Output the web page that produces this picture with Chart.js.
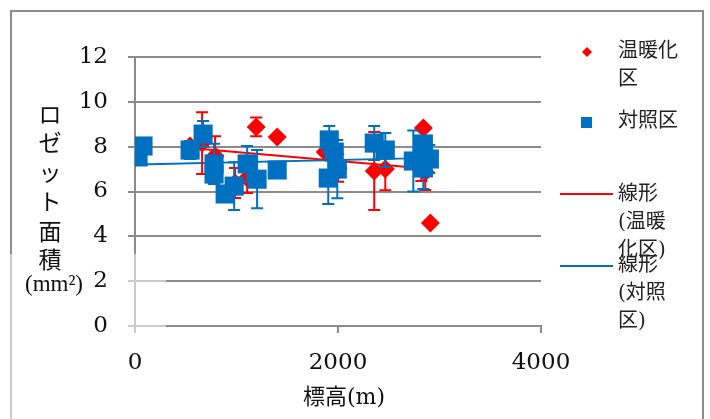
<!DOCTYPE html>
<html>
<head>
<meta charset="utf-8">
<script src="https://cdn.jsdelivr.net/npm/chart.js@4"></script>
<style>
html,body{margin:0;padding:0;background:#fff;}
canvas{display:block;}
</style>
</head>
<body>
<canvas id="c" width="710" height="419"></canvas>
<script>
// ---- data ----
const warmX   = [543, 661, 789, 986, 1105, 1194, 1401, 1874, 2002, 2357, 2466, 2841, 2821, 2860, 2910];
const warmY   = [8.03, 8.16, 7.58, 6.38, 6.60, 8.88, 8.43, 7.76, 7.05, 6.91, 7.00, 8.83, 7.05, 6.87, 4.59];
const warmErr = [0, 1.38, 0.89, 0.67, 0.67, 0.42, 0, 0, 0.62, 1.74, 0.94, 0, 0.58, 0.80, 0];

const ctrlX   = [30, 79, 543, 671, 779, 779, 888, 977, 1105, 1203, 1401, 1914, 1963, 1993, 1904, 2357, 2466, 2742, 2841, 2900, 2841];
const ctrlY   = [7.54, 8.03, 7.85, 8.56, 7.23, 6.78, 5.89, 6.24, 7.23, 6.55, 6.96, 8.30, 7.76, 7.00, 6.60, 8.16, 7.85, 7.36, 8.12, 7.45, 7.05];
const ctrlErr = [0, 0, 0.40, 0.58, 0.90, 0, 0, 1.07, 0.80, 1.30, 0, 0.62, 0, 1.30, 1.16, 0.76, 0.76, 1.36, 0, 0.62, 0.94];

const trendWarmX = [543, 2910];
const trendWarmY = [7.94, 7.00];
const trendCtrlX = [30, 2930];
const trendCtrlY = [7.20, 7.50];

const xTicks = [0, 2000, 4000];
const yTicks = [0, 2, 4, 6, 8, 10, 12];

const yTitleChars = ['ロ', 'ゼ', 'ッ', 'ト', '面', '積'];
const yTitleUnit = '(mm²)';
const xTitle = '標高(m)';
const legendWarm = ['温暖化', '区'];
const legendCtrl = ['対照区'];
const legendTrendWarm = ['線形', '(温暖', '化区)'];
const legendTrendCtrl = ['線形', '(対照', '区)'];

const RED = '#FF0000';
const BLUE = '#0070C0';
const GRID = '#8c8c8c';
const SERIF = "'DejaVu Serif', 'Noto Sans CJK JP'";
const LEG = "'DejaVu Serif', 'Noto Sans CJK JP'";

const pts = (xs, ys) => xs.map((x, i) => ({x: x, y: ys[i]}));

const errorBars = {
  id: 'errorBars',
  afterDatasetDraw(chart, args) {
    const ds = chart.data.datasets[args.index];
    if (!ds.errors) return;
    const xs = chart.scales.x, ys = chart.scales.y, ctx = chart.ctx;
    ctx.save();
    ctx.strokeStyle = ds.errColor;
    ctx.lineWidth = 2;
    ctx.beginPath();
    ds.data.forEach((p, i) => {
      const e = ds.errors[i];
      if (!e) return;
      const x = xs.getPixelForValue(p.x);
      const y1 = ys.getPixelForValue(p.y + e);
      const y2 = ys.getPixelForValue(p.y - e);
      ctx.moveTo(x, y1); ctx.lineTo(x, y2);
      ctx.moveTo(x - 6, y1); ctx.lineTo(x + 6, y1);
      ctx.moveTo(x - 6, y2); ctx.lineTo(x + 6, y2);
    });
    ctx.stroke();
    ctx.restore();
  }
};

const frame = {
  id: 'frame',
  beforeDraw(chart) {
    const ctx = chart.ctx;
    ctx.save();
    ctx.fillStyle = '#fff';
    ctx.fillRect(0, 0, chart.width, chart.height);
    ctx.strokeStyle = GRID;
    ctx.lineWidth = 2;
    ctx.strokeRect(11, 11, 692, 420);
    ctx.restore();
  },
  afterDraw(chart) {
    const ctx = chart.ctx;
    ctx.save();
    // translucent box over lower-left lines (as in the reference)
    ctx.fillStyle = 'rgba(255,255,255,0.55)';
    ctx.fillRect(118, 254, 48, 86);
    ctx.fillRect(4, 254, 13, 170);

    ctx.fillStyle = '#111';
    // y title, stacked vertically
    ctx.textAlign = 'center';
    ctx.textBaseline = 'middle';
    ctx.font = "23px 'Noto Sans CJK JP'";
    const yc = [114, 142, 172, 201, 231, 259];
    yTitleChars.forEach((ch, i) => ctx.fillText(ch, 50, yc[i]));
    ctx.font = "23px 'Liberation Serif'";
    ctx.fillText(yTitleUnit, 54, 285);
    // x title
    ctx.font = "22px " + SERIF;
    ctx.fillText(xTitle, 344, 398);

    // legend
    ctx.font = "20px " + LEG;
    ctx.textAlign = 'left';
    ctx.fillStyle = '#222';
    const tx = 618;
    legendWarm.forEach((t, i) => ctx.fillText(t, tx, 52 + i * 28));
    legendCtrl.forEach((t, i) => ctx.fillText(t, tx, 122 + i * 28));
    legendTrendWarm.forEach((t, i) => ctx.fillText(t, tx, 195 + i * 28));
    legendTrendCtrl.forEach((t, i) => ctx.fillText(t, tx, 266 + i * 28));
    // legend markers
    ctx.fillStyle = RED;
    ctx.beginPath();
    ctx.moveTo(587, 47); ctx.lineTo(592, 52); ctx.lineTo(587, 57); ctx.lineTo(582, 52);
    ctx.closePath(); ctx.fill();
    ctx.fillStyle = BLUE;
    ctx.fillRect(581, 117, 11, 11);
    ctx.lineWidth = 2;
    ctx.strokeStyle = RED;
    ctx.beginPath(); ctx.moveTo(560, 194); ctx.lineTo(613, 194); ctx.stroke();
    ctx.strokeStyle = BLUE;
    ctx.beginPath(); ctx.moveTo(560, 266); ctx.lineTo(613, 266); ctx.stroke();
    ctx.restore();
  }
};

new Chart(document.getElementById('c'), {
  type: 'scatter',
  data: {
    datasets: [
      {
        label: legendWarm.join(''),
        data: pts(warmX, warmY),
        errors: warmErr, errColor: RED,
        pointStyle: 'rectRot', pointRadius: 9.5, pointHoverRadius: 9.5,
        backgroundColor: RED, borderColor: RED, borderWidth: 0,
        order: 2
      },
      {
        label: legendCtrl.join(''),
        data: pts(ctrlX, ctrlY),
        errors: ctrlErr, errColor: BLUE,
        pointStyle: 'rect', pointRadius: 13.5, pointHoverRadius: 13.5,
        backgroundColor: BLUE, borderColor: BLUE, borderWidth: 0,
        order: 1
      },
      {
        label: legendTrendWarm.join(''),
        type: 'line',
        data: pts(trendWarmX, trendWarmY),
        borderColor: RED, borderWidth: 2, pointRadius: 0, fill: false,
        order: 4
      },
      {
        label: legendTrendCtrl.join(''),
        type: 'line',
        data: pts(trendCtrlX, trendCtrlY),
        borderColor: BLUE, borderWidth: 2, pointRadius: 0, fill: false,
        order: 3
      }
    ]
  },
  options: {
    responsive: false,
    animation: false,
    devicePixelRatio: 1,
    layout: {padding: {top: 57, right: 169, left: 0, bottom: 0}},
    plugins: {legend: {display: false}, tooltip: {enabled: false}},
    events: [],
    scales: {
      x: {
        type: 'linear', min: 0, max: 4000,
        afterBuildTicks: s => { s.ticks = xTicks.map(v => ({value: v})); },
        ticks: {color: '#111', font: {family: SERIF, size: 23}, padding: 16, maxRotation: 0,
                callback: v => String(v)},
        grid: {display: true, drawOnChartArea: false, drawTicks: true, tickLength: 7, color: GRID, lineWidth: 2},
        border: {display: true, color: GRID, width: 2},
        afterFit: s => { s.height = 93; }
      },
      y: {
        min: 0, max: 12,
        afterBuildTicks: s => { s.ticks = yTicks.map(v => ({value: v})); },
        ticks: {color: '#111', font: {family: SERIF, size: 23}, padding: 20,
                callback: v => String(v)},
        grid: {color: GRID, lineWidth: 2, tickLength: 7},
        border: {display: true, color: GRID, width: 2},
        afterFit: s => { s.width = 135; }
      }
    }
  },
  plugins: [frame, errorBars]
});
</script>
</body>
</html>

################

### EXERCISE REQUIREMENTS
Would you reproduce the lines above, from the very first through the line containing "const yTicks = [0, 2, 4, 6, 8, 10, 12];", exactly and without the pictures?

### WRITTEN REPLY
Output the web page that produces this picture with Chart.js.
<!DOCTYPE html>
<html>
<head>
<meta charset="utf-8">
<script src="https://cdn.jsdelivr.net/npm/chart.js@4"></script>
<style>
html,body{margin:0;padding:0;background:#fff;}
canvas{display:block;}
</style>
</head>
<body>
<canvas id="c" width="710" height="419"></canvas>
<script>
// ---- data ----
const warmX   = [543, 661, 789, 986, 1105, 1194, 1401, 1874, 2002, 2357, 2466, 2841, 2821, 2860, 2910];
const warmY   = [8.03, 8.16, 7.58, 6.38, 6.60, 8.88, 8.43, 7.76, 7.05, 6.91, 7.00, 8.83, 7.05, 6.87, 4.59];
const warmErr = [0, 1.38, 0.89, 0.67, 0.67, 0.42, 0, 0, 0.62, 1.74, 0.94, 0, 0.58, 0.80, 0];

const ctrlX   = [30, 79, 543, 671, 779, 779, 888, 977, 1105, 1203, 1401, 1914, 1963, 1993, 1904, 2357, 2466, 2742, 2841, 2900, 2841];
const ctrlY   = [7.54, 8.03, 7.85, 8.56, 7.23, 6.78, 5.89, 6.24, 7.23, 6.55, 6.96, 8.30, 7.76, 7.00, 6.60, 8.16, 7.85, 7.36, 8.12, 7.45, 7.05];
const ctrlErr = [0, 0, 0.40, 0.58, 0.90, 0, 0, 1.07, 0.80, 1.30, 0, 0.62, 0, 1.30, 1.16, 0.76, 0.76, 1.36, 0, 0.62, 0.94];

const trendWarmX = [543, 2910];
const trendWarmY = [7.94, 7.00];
const trendCtrlX = [30, 2930];
const trendCtrlY = [7.20, 7.50];

const xTicks = [0, 2000, 4000];
const yTicks = [0, 2, 4, 6, 8, 10, 12];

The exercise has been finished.